A popular way to normalize data is to compute the Z-score, defined as:
$$Z = {{x - \mu} \over {\sigma}}$$
where Z is known as the standard score, and it normalizes samples in terms of standard deviations (σ) and the mean (μ).
But don't attempt to analyze variability in error rates by normalizing error and request counts, and then calculating the ratio. The ratio of two independent Normal random variables with a mean of zero (Cauchy random variables) has an undefined mean!
There are two other crucial distributions that frequently appear in SLI and SLO, yet many SREs seem unaware of them. These distributions are connected to quantiles and significant deviations from the median of a probability distribution.

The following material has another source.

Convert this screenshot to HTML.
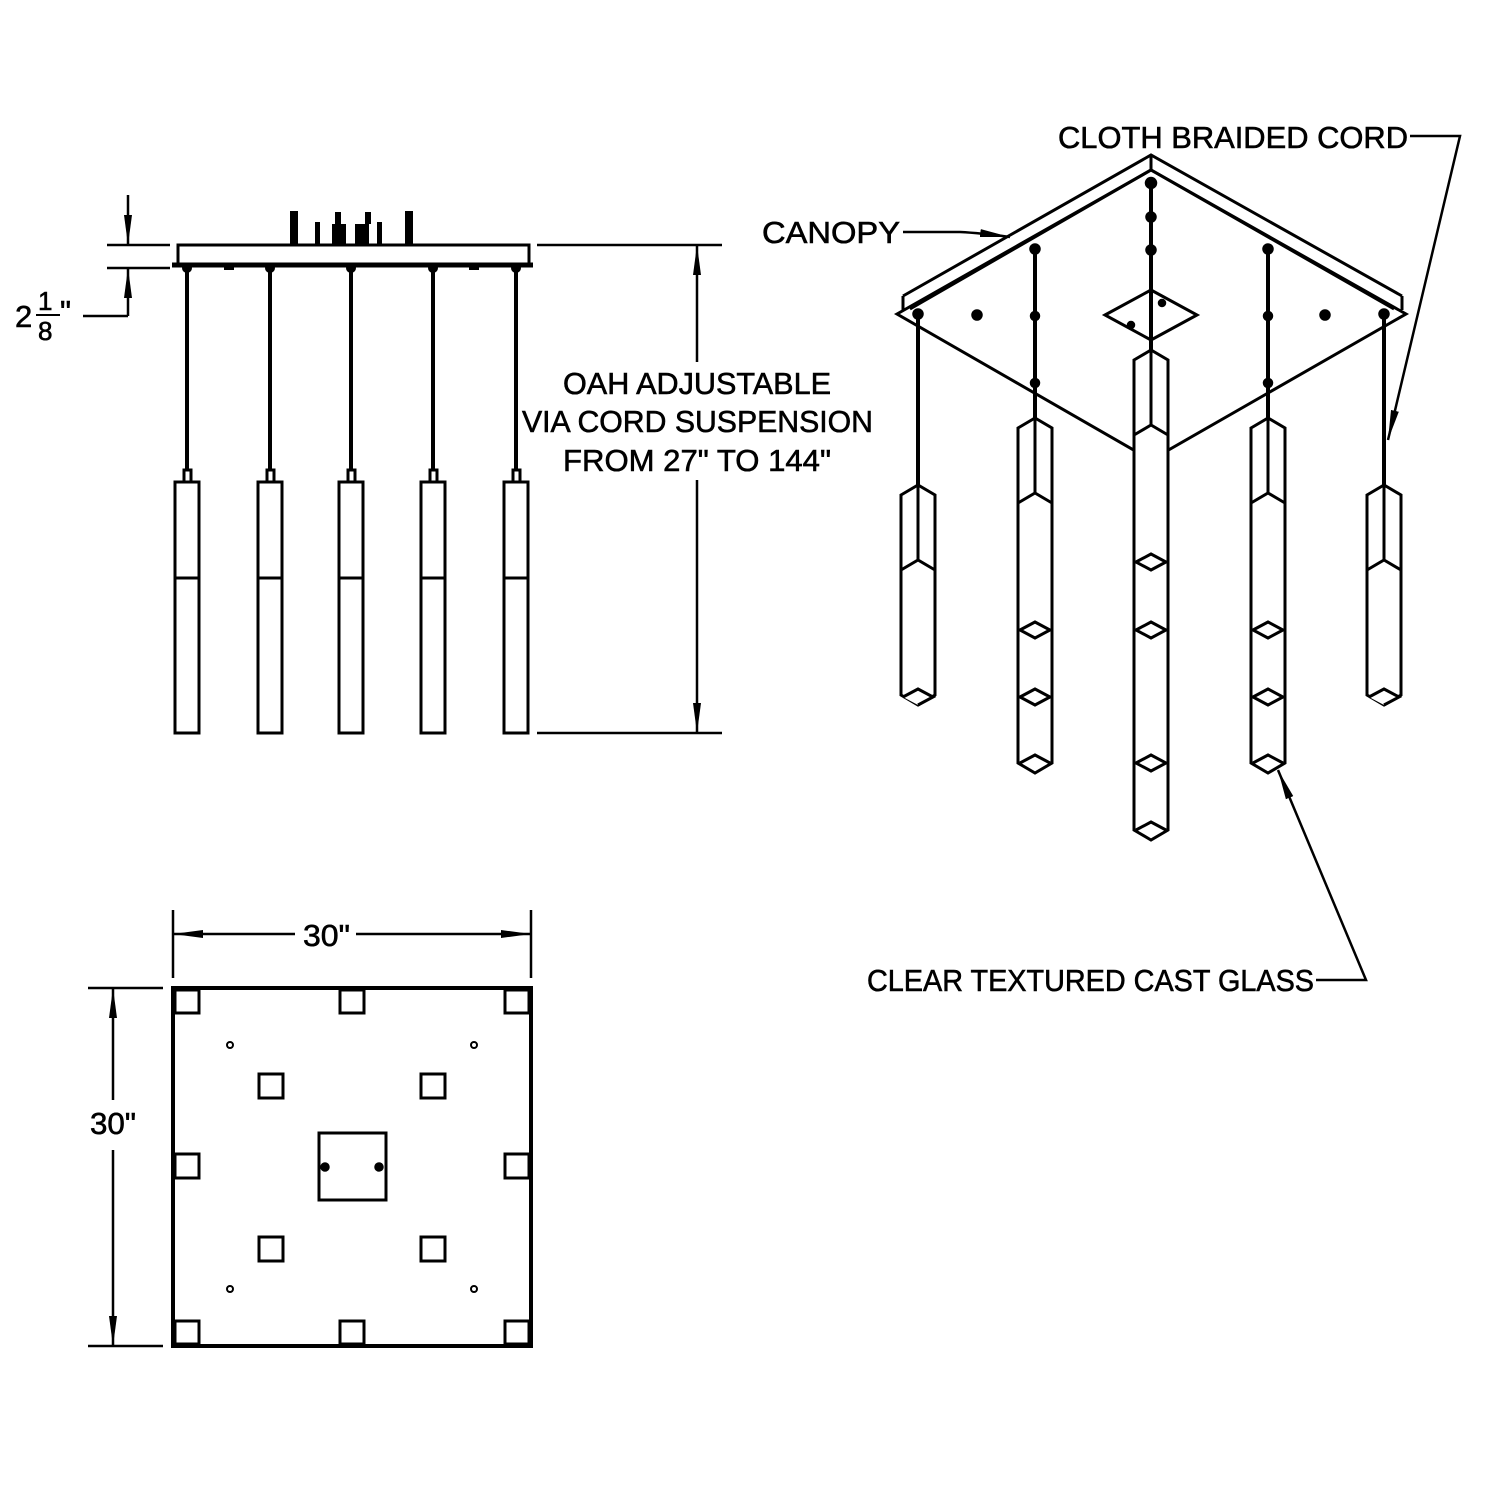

Therefore, the field of statistics that examines them is known as Extreme Value Theory.
There are two primary methods for analyzing the tails of distributions.
You can calculate the maximum or minimum values over a specific period or block, and then analyze the distribution of these values (for example, the highest values of each year based on the highest values of each month). This method helps you understand the distribution of the minimum or maximum values from very large sets of identical, independently distributed random variables from the same distribution. The distribution you find is often a form of the Generalized Extreme Value Distribution. Here we consider the maxima/minima and then compute the distribution that it follows given a arbitrarily large or infinity amount of time. It's good to estimate the worst-case scenario for a steady-state process.
You can count how many times peak values go above or below a certain threshold within any period. There are two distributions to look at: the number of events in a specific period (like a Poisson distribution mentioned earlier), and how much the values exceed the threshold, which usually follows a generalized Pareto distribution. Here we consider the frequency of violations and how severe they can be.